Le hamac
Batailles choisies #224
Un instant de bonheur en famille. Ceci dit sans ironie, comme quoi, ça arrive. 🌤
(Dimanche de Pâques)
Des petits œufs en chocolat plein les poches, mes deux aînés viennent me rejoindre dans le hamac tendu entre deux jacarandas, des arbres d’Amérique du Sud, aux feuilles d’une légèreté de dentelle, découpées dit-on techniquement, aux fleurs d’un mauve puissant. Je viens de me réveiller d’une courte sieste quand les enfants grimpent en riant et en menaçant avec malice de nous faire tous chavirer.
Nous sommes chez ma belle-mère pour la chasse aux œufs. Elle vit à la campagne, dans un grand terrain arboré.
Je suis dans un hamac à la toile pelucheuse, couleurs bleu et vert d’eau passées, brûlées par le soleil de l’été. C’est un hamac quelconque et merveilleux, que j’adore.
Un bout de branche cassée rague une des cordes d’attache. Au milieu des rires de mes petits se glissent le grincement d’un mousqueton et le frottement de la corde dont je me dis que, d’un jour à l’autre, elle claquera.

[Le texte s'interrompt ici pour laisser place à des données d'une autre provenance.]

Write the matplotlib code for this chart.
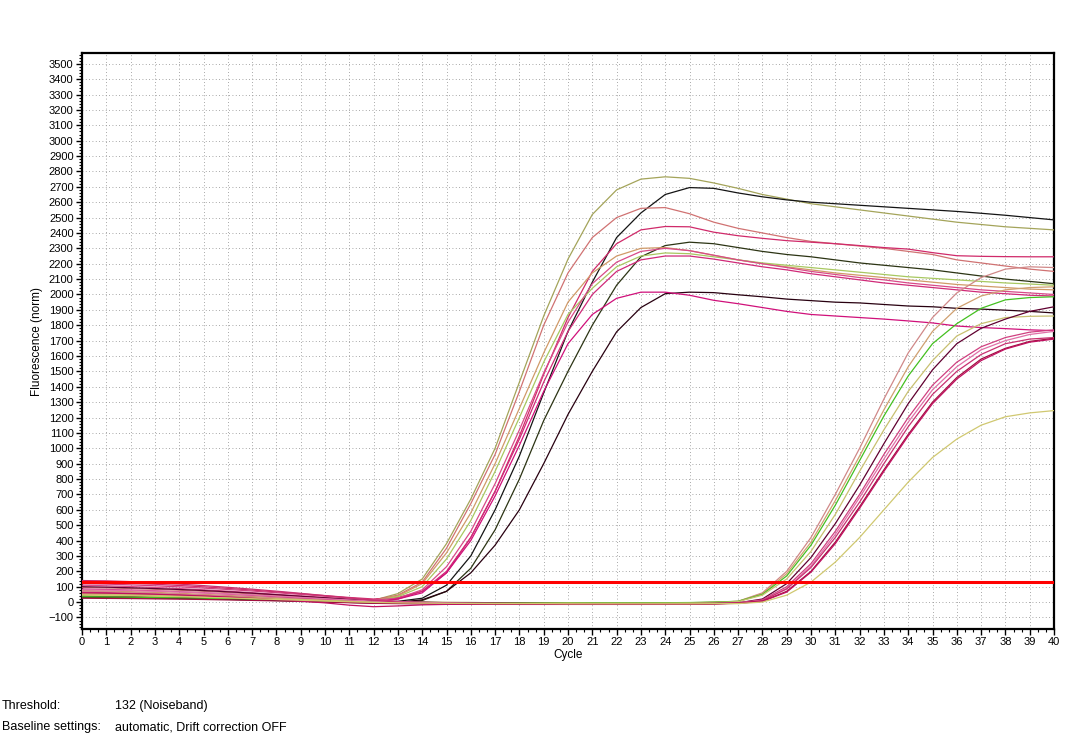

Pas aujourd’hui. Aujourd’hui, on se balance vite et fort en hurlant de plaisir et de frayeur délicieuse, comme si on était sur des montagnes russes. Au contact de mes petits, je retrouve mon âme d’enfant dans cette activité à hauts risques.
Milieu, un peu étonné, me demande:
-Toi peur, Môman?
À ma réponse affirmative et pleine de comédie dramatique, il vient se blottir contre moi en me fourrant un chocolat de réconfort dans la bouche.
Grand rit parce qu’il s’est donné la mission de pousser le hamac, ce qu’il fait avec enthousiasme.
Je vois arriver mon mari qui porte Dernier dans ses bras. C’est l’heure de la tétée. Les deux grands laissent la place à notre dernier-né et partent en riant et en jouant à chat.
Je couche Dernier contre moi pour lui donner le sein. Je lui caresse le visage et le regarde téter, observe ses grands yeux bruns aux longs cils, avec son air toujours étonné de trouver là du lait.
D’un pied, je fais bouger le hamac, le berce en même temps que je me berce. Les rebords du tissu du hamac sont remontées. Nous sommes comme dans un cocon, tous les deux à partager un moment de tendresse. Sur une souche à côté qui me sert de table de chevet, m’attend un de mes livres féministes à la lecture bien entamée. Mon regard se porte vers le haut, vers les couleurs naissantes de l’automne sur les feuilles des arbres alentour. Un air vif et un beau soleil nous caressent le visage. La corde qui s‘use joue son concert inéluctable.
Aujourd’hui, la corde ne lâche pas et la félicité tient.
Il arrive certains jours que des petits plaisirs minuscules s’accumulent pour un grand moment de bonheur.